Ridd and Starck said that while they have concerns about much of the media reporting on the reef — Starck said a lot of reporting is regurgitated press releases — their bigger concern is with the state of the science around the reef.

“The media are reporting what the scientific institutions are saying, and we’re supposed to trust the scientists,” Ridd said. “Now, sure, the media should be a little bit more critical. They should ask some harder questions. They should talk to the dissenters. They shouldn’t blow things up as much. But heck, that’s what media does.”

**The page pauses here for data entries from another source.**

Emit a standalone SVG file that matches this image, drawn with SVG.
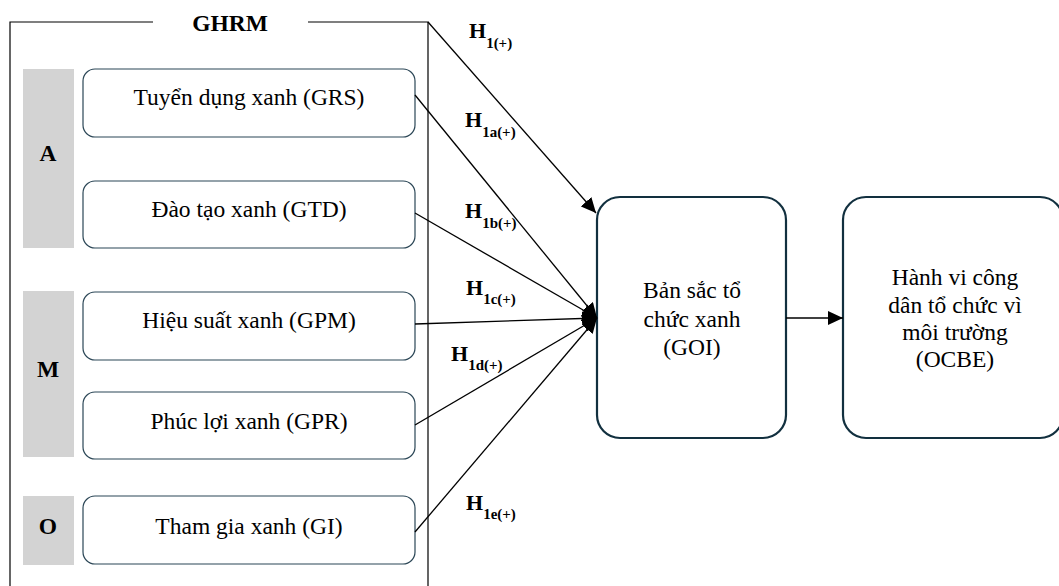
<svg xmlns="http://www.w3.org/2000/svg" width="1059" height="586" viewBox="0 0 1059 586">
  <style>
    text { font-family: "Liberation Serif", "Times New Roman", serif; fill: #000; }
    .lbl { font-size: 23.5px; text-anchor: middle; }
    .big { font-size: 23.5px; text-anchor: middle; }
    .bold { font-weight: bold; }
    .h { font-size: 22px; font-weight: bold; }
    .sub { font-size: 15px; font-weight: bold; }
    .box { fill: #fff; stroke: #2b4656; stroke-width: 1.2; }
    .bigbox { fill: #fff; stroke: #12303f; stroke-width: 2.2; }
    .bar { fill: #d3d3d3; }
    .frame { fill: none; stroke: #000; stroke-width: 1.2; }
    .conn { stroke: #000; stroke-width: 1.3; fill: none; marker-end: url(#ah); }
  </style>
  <defs>
    <marker id="ah" markerUnits="userSpaceOnUse" markerWidth="16" markerHeight="14" refX="15" refY="7" orient="auto">
      <path d="M0,0 L15,7 L0,14 z" fill="#000"/>
    </marker>
  </defs>
  <rect width="1059" height="586" fill="#fff"/>

  <g id="ghrm">
    <path class="frame" d="M10,590 L10,22 L153,22 M308,22 L428,22 L428,590"/>
    <text class="big bold" x="230" y="31">GHRM</text>
  </g>

  <g id="bar-A">
    <rect class="bar" x="23" y="69" width="51" height="179"/>
    <text class="big bold" x="48" y="161">A</text>
  </g>
  <g id="bar-M">
    <rect class="bar" x="23" y="291" width="51" height="166"/>
    <text class="big bold" x="48" y="377">M</text>
  </g>
  <g id="bar-O">
    <rect class="bar" x="23" y="496" width="51" height="69"/>
    <text class="big bold" x="48" y="534">O</text>
  </g>

  <g id="GRS">
    <rect class="box" x="83" y="69" width="332" height="68" rx="12"/>
    <text class="lbl" x="249" y="105">Tuyển dụng xanh (GRS)</text>
  </g>
  <g id="GTD">
    <rect class="box" x="83" y="181" width="332" height="67" rx="12"/>
    <text class="lbl" x="249" y="217">Đào tạo xanh (GTD)</text>
  </g>
  <g id="GPM">
    <rect class="box" x="83" y="292" width="332" height="68" rx="12"/>
    <text class="lbl" x="249" y="328">Hiệu suất xanh (GPM)</text>
  </g>
  <g id="GPR">
    <rect class="box" x="83" y="392" width="332" height="67" rx="12"/>
    <text class="lbl" x="249" y="429">Phúc lợi xanh (GPR)</text>
  </g>
  <g id="GI">
    <rect class="box" x="83" y="496" width="332" height="68" rx="12"/>
    <text class="lbl" x="249" y="534">Tham gia xanh (GI)</text>
  </g>

  <g id="GOI">
    <rect class="bigbox" x="597" y="197" width="189" height="241" rx="23"/>
    <text class="lbl" x="692" y="298">Bản sắc tổ</text>
    <text class="lbl" x="692" y="327">chức xanh</text>
    <text class="lbl" x="692" y="355">(GOI)</text>
  </g>
  <g id="OCBE">
    <rect class="bigbox" x="843" y="197" width="220" height="241" rx="23"/>
    <text class="lbl" x="955" y="285">Hành vi công</text>
    <text class="lbl" x="955" y="313">dân tổ chức vì</text>
    <text class="lbl" x="955" y="340">môi trường</text>
    <text class="lbl" x="955" y="367">(OCBE)</text>
  </g>

  <g id="connectors">
    <line class="conn" x1="428" y1="22" x2="596" y2="213"/>
    <line class="conn" x1="415" y1="95" x2="597" y2="318"/>
    <line class="conn" x1="415" y1="213" x2="597" y2="318"/>
    <line class="conn" x1="415" y1="324" x2="597" y2="318"/>
    <line class="conn" x1="415" y1="425" x2="597" y2="318"/>
    <line class="conn" x1="415" y1="532" x2="597" y2="318"/>
    <line class="conn" x1="786" y1="318" x2="843" y2="318"/>
  </g>

  <g id="hypotheses">
    <text x="469" y="38"><tspan class="h">H</tspan><tspan class="sub" dy="10">1(+)</tspan></text>
    <text x="465" y="127"><tspan class="h">H</tspan><tspan class="sub" dy="10">1a(+)</tspan></text>
    <text x="465" y="218"><tspan class="h">H</tspan><tspan class="sub" dy="10">1b(+)</tspan></text>
    <text x="466" y="295"><tspan class="h">H</tspan><tspan class="sub" dy="9">1c(+)</tspan></text>
    <text x="451" y="361"><tspan class="h">H</tspan><tspan class="sub" dy="9">1d(+)</tspan></text>
    <text x="466" y="510"><tspan class="h">H</tspan><tspan class="sub" dy="9">1e(+)</tspan></text>
  </g>
</svg>
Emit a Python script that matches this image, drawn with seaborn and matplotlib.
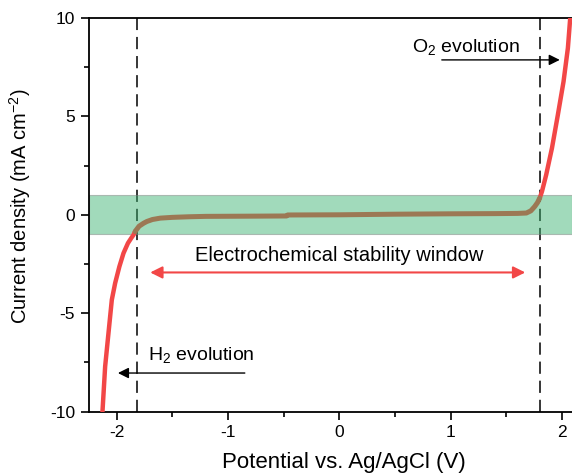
import matplotlib
matplotlib.use("Agg")
import matplotlib.pyplot as plt
import seaborn as sns
import pandas as pd

# Linear sweep voltammogram: potential (V vs. Ag/AgCl) and current density (mA cm^-2)
h2_potential = [-2.135, -2.129, -2.105, -2.075, -2.045, -2.015, -1.977, -1.94,
                -1.90, -1.87, -1.85, -1.836]
h2_current = [-10.6, -10.0, -7.71, -6.01, -4.32, -3.47, -2.63, -1.95,
              -1.44, -1.18, -1.02, -0.85]

window_potential = [-1.836, -1.80, -1.76, -1.73, -1.68, -1.61, -1.50, -1.35, -1.20, -0.80,
                    -0.475, -0.465, 0.0, 0.5, 1.0, 1.4, 1.6, 1.68, 1.72, 1.755, 1.78, 1.80]
window_current = [-0.85, -0.58, -0.43, -0.34, -0.24, -0.17, -0.13, -0.10, -0.08, -0.07,
                  -0.06, -0.01, 0.0, 0.03, 0.05, 0.06, 0.07, 0.09, 0.2, 0.42, 0.62, 0.85]

o2_potential = [1.80, 1.82, 1.858, 1.91, 1.963, 2.014, 2.053, 2.074, 2.085]
o2_current = [0.85, 1.18, 2.03, 3.39, 5.08, 6.77, 8.47, 10.0, 10.6]

h2_onset = -1.82
o2_onset = 1.80
band_limit = 1.0

x_ticks = [-2, -1, 0, 1, 2]
y_ticks = [-10, -5, 0, 5, 10]

sns.set_theme(style="ticks")
plt.rcParams["font.family"] = ["Liberation Sans", "DejaVu Sans"]
plt.rcParams["mathtext.default"] = "regular"
plt.rcParams["axes.unicode_minus"] = False

fig = plt.figure(figsize=(5.72, 4.73), dpi=100)
ax = fig.add_axes([0.1556, 0.1298, 0.8444, 0.8322])

red = "#f24747"
brown = "#9c7854"

h2_df = pd.DataFrame({"E": h2_potential, "j": h2_current})
win_df = pd.DataFrame({"E": window_potential, "j": window_current})
o2_df = pd.DataFrame({"E": o2_potential, "j": o2_current})

# Onset markers
for xv in (h2_onset, o2_onset):
    ax.axvline(xv, color="black", lw=1.1, dashes=(8, 4.5), zorder=1)

# Stability band
ax.axhspan(-band_limit, band_limit, facecolor="#3cb371", alpha=0.48,
           edgecolor="#808080", lw=0.8, zorder=2)

sns.lineplot(data=h2_df, x="E", y="j", sort=False, color=red, lw=3.2, ax=ax, zorder=3)
sns.lineplot(data=o2_df, x="E", y="j", sort=False, color=red, lw=3.2, ax=ax, zorder=3)
sns.lineplot(data=win_df, x="E", y="j", sort=False, color=brown, lw=3.6, ax=ax, zorder=4,
             solid_capstyle="round")

ax.set_xlim(-2.25, 2.09)
ax.set_ylim(-10, 10)
ax.set_xticks(x_ticks)
ax.set_yticks(y_ticks)
ax.set_xticks([-1.5, -0.5, 0.5, 1.5], minor=True)
ax.set_yticks([-7.5, -2.5, 2.5, 7.5], minor=True)
ax.tick_params(axis="both", which="major", length=6, width=1.2, direction="out",
               labelsize=12.5, color="black", labelcolor="black", pad=4)
ax.tick_params(axis="both", which="minor", length=3.5, width=1.2, direction="out",
               color="black")

for side in ("left", "bottom", "top"):
    ax.spines[side].set_color("black")
    ax.spines[side].set_linewidth(1.3)
ax.spines["right"].set_visible(False)

ax.set_xlabel("Potential vs. Ag/AgCl (V)", fontsize=16, color="black")
ax.set_ylabel("Current density (mA cm$^{-2}$)", fontsize=14.5, color="black")
ax.xaxis.set_label_coords(0.527, -0.102)
ax.yaxis.set_label_coords(-0.115, 0.521)

# Annotations
ax.annotate("", xy=(1.98, 7.87), xytext=(0.92, 7.87),
            arrowprops=dict(arrowstyle="-|>", color="black", lw=1.0, mutation_scale=16,
                            shrinkA=0, shrinkB=0))
ax.text(0.65, 8.5, "O$_2$ evolution", fontsize=14, ha="left", va="center", color="black")

ax.annotate("", xy=(-1.99, -8.04), xytext=(-0.85, -8.04),
            arrowprops=dict(arrowstyle="-|>", color="black", lw=1.0, mutation_scale=16,
                            shrinkA=0, shrinkB=0))
ax.text(-1.72, -7.1, "H$_2$ evolution", fontsize=14, ha="left", va="center", color="black")

ax.annotate("", xy=(-1.70, -2.93), xytext=(1.67, -2.93),
            arrowprops=dict(arrowstyle="<|-|>", color=red, lw=1.5, mutation_scale=18,
                            shrinkA=0, shrinkB=0))
ax.text(0.0, -2.05, "Electrochemical stability window", fontsize=14.5,
        ha="center", va="center", color="black")

fig.savefig("out.png", dpi=100)
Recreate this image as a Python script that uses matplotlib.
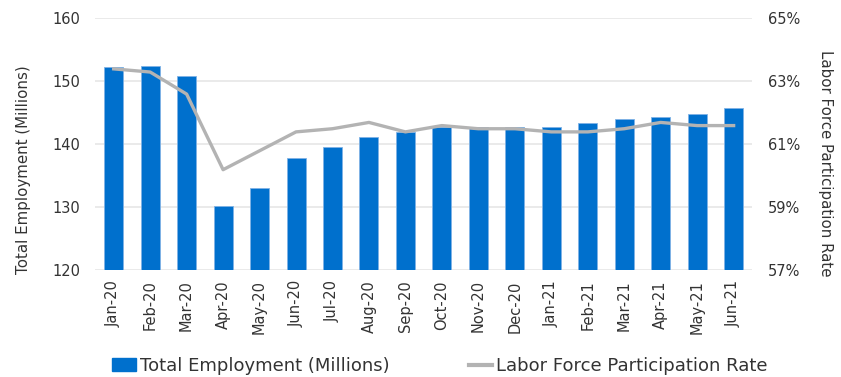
import matplotlib.pyplot as plt
from matplotlib.lines import Line2D
from matplotlib.patches import Patch
from matplotlib.ticker import FuncFormatter

plt.rcParams['font.family'] = ['DejaVu Sans']
TXT = '#333333'

months = ['Jan-20', 'Feb-20', 'Mar-20', 'Apr-20', 'May-20', 'Jun-20',
          'Jul-20', 'Aug-20', 'Sep-20', 'Oct-20', 'Nov-20', 'Dec-20',
          'Jan-21', 'Feb-21', 'Mar-21', 'Apr-21', 'May-21', 'Jun-21']
employment = [152.3, 152.5, 150.9, 130.2, 133.1, 137.9, 139.6, 141.2, 142.0,
              142.7, 142.8, 142.7, 142.8, 143.4, 144.1, 144.4, 144.9, 145.8]
participation = [63.4, 63.3, 62.6, 60.2, 60.8, 61.4, 61.5, 61.7, 61.4,
                 61.6, 61.5, 61.5, 61.4, 61.4, 61.5, 61.7, 61.6, 61.6]

fig, ax = plt.subplots(figsize=(8.41, 3.77), dpi=100)
fig.subplots_adjust(left=0.1135, right=0.894, top=0.951, bottom=0.2825)

x = range(len(months))
ax.bar(x, employment, width=0.52, color='#0070CD', edgecolor='#7FB2E5',
       linewidth=0.6, zorder=2)
ax.set_ylim(120, 160)
ax.set_yticks([120, 130, 140, 150, 160])
ax.set_xlim(-0.5, len(months) - 0.5)
ax.set_xticks(list(x))
ax.set_xticklabels(months, rotation=90, fontsize=10.5, color=TXT)
ax.tick_params(axis='y', labelsize=10.5, labelcolor=TXT, length=0, pad=11)
ax.tick_params(axis='x', length=0, pad=7)
ax.grid(axis='y', color='#E6E6E6', linewidth=1.2, zorder=0)
ax.set_axisbelow(True)

ax2 = ax.twinx()
ax2.plot(list(x), participation, color='#B3B3B3', linewidth=2.4, zorder=3)
ax2.set_ylim(57, 65)
ax2.set_yticks([57, 59, 61, 63, 65])
ax2.yaxis.set_major_formatter(FuncFormatter(lambda v, p: f'{v:.0f}%'))
ax2.tick_params(axis='y', labelsize=10.5, labelcolor=TXT, length=0, pad=11.5)

for a in (ax, ax2):
    for s in a.spines.values():
        s.set_visible(False)

# axis titles sit a little below the centre, as in the original
fig.text(24 / 841, 1 - 170 / 377, 'Total Employment (Millions)', rotation=90,
         ha='center', va='center', fontsize=10.8, color=TXT)
fig.text(826 / 841, 1 - 163 / 377, 'Labor Force Participation Rate', rotation=270,
         ha='center', va='center', fontsize=10.8, color=TXT)

handles = [Patch(facecolor='#0070CD', edgecolor='#0070CD'),
           Line2D([0], [0], color='#B3B3B3', linewidth=3)]
fig.legend(handles, ['Total Employment (Millions)', 'Labor Force Participation Rate'],
           loc='center', bbox_to_anchor=(0.523, 1 - 366 / 377), ncol=2, frameon=False,
           fontsize=13, handlelength=1.3, handletextpad=0.2, columnspacing=4.4,
           labelcolor=TXT)

fig.savefig('out.png', dpi=100)
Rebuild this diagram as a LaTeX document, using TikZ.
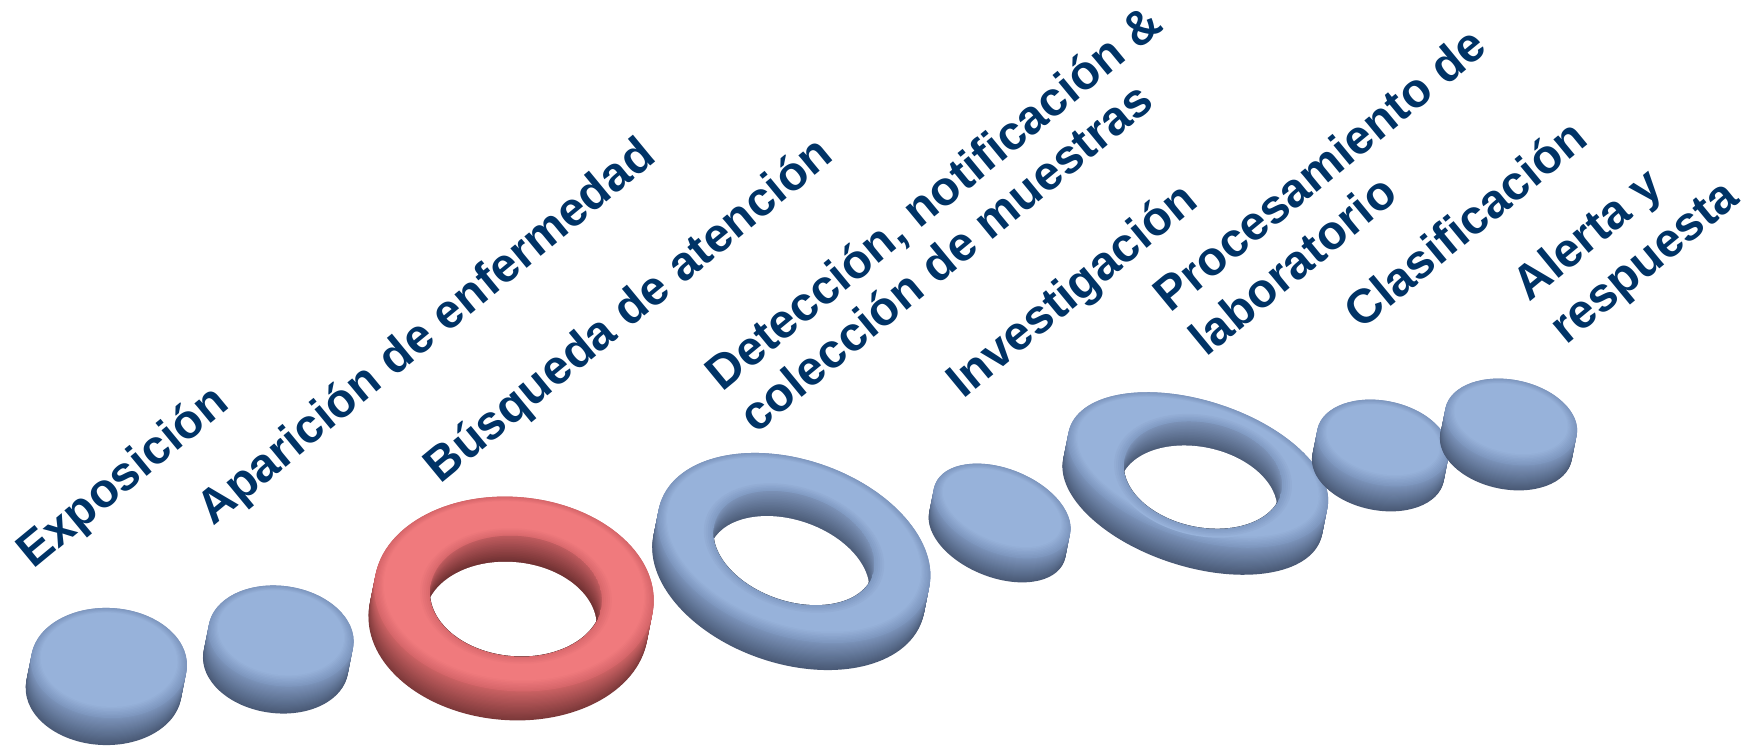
\documentclass[tikz,border=0pt]{standalone}
\usepackage{fontspec}
\setmainfont{Liberation Sans}
\definecolor{txt}{RGB}{0,51,102}
\definecolor{bltop}{HTML}{97B2DA}
\definecolor{blrim}{HTML}{7E97BF}
\definecolor{blside}{HTML}{7B93BA}
\definecolor{blsidedark}{HTML}{4A5A76}
\definecolor{blwall}{HTML}{7A90B5}
\definecolor{blwalldark}{HTML}{4A5A75}
\definecolor{rdtop}{HTML}{F07A7D}
\definecolor{rdrim}{HTML}{D6666A}
\definecolor{rdside}{HTML}{CC6264}
\definecolor{rdsidedark}{HTML}{7C393A}
\definecolor{rdwall}{HTML}{BE5B5E}
\definecolor{rdwalldark}{HTML}{6C2F30}

% body: side + top face.  #1 cx  #2 cy  #3 a  #4 b  #5 rot  #6 h  #7 colour prefix
\newcommand\objbody[7]{%
  \foreach \k in {0,...,24}{%
    \pgfmathsetmacro\dy{#6*(1-\k/24)}%
    \pgfmathsetmacro\mx{100*\k/24}%
    \fill[#7side!\mx!#7sidedark, shift={(#1-0.2*\dy,#2+\dy)}, rotate=#5] (0,0) ellipse [x radius=#3, y radius=#4];
  }%
  \foreach \j in {0,...,8}{%
    \pgfmathsetmacro\mx{100*\j/8}%
    \pgfmathsetmacro\rA{#3-\j*1.2}%
    \pgfmathsetmacro\rB{#4-\j*1.0}%
    \fill[#7top!\mx!#7rim, shift={(#1,#2-\j*0.4)}, rotate=#5] (0,0) ellipse [x radius=\rA, y radius=\rB];
  }%
}
% hole of a ring.  #1 cx  #2 cy  #3 a  #4 b  #5 rot  #6 depth  #7 colour prefix
\newcommand\ringhole[7]{%
  \foreach \j in {0,...,6}{%
    \pgfmathsetmacro\mx{100*\j/6}%
    \pgfmathsetmacro\rA{#3+12-\j*2}%
    \pgfmathsetmacro\rB{#4+9-\j*1.5}%
    \fill[#7rim!\mx!#7top, shift={(#1,#2)}, rotate=#5] (0,0) ellipse [x radius=\rA, y radius=\rB];
  }%
  \begin{scope}
    \clip[shift={(#1,#2)}, rotate=#5] (0,0) ellipse [x radius=#3, y radius=#4];
    \foreach \k in {0,...,16}{%
      \pgfmathsetmacro\dy{#6*\k/16}%
      \pgfmathsetmacro\mx{100*\k/16}%
      \fill[#7walldark!\mx!#7wall, shift={(#1-0.2*\dy,#2+\dy)}, rotate=#5] (0,0) ellipse [x radius=#3, y radius=#4];
    }%
    \fill[white, shift={(#1-0.2*#6,#2+#6)}, rotate=#5] (0,0) ellipse [x radius=#3, y radius=#4];
  \end{scope}
}

\begin{document}
\begin{tikzpicture}[x=0.5pt, y=-0.5pt,
  lbl/.style={text=txt, font=\bfseries\fontsize{24}{27}\selectfont, rotate=39.5,
              anchor=base west, inner sep=0pt}]
\fill[white] (0,0) rectangle (1760,748);
\useasboundingbox (0,0) rectangle (1760,748);

% shapes, left to right
\objbody{109}{663}{78}{55}{-3}{27}{bl}
\objbody{281}{636}{73}{50}{-8}{27}{bl}
\objbody{514}{594}{140}{97}{-5}{29}{rd}
\ringhole{516}{596}{86}{60}{-5}{26}{rd}
\objbody{794}{548}{141}{88}{-19}{27}{bl}
\ringhole{794}{548}{83}{53}{-19}{25}{bl}
\objbody{1002}{511}{72}{42}{-22}{24}{bl}
\objbody{1198}{470}{135}{69}{-18}{27}{bl}
\ringhole{1203}{475}{80}{52}{-12}{24}{bl}
\objbody{1383}{443}{67}{42}{-12}{25}{bl}
\objbody{1511}{422}{67}{42}{-12}{25}{bl}

% labels
\node[lbl] (t1) at (33,570) {Exposición};
\node[lbl] (t2) at (213,527) {Aparición de enfermedad};
\node[lbl] (t3) at (440,485) {Búsqueda de atención};
\node[lbl] (t4a) at (722,393) {Detección, notificación \&};
\node[lbl] (t4b) at (756,435) {colección de muestras};
\node[lbl] (t5) at (963,400) {Investigación};
\node[lbl] (t6a) at (1170,314) {Procesamiento de};
\node[lbl] (t6b) at (1206,358) {laboratorio};
\node[lbl] (t7) at (1361,331) {Clasificación};
\node[lbl] (t8a) at (1529,303) {Alerta y};
\node[lbl] (t8b) at (1566,346) {respuesta};
\end{tikzpicture}
\end{document}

“No, the problem is with the institutions, the science institutions. That’s where it’s all come from,” Ridd added. “Don’t blame the media, not too much.”

While Ridd and Starck are confident the Great Barrier Reef remains healthy and dynamic, the same cannot be said for all of the world’s reefs. The reefs in Florida and the Caribbean, for example, are closer to shore, and face more pressure from fishing and pollution.

“They’re much more heavily exploited,” Starck said. “It’s a totally different situation.”

Eugene Shinn, a longtime Florida-based marine geologist and pioneer reef researcher, said the reefs in Florida have been shrinking and degrading for decades. “They’re still going downhill as we speak,” he said. “A warming climate may have something to do with it. But I don’t think that’s everything.”

Shinn has looked into everything from the waste from septic tanks and wells to the possibility that pollutants are being carried over in Saharan dust storms from Africa to explain the decades-long die-off of staghorn and elkhorn coral. A 2019 paper out of Florida Atlantic University found that nitrogen from poorly treated sewage and fertilizer is throwing off the nutrient balance in the water, leading to algae blooms and killing coral.

Back in Australia, Starck said news reporters should take a closer look at the reef-based tourism industry that supports tens of thousands of jobs. “At the same time they’re all saying the reef is dying and how terrible it is, you’ve got a tourist industry with millions of people visiting the reef every year and coming back enthralled with what they’ve seen,” he said.

Ridd questioned why the Australian government continues to fund doomsday science about the reef. “Why would you do that? Why would the Americans say, ‘The Grand Canyon is just a disaster area. It’s not even worthwhile going to see.’ That’s what we do in Australia.”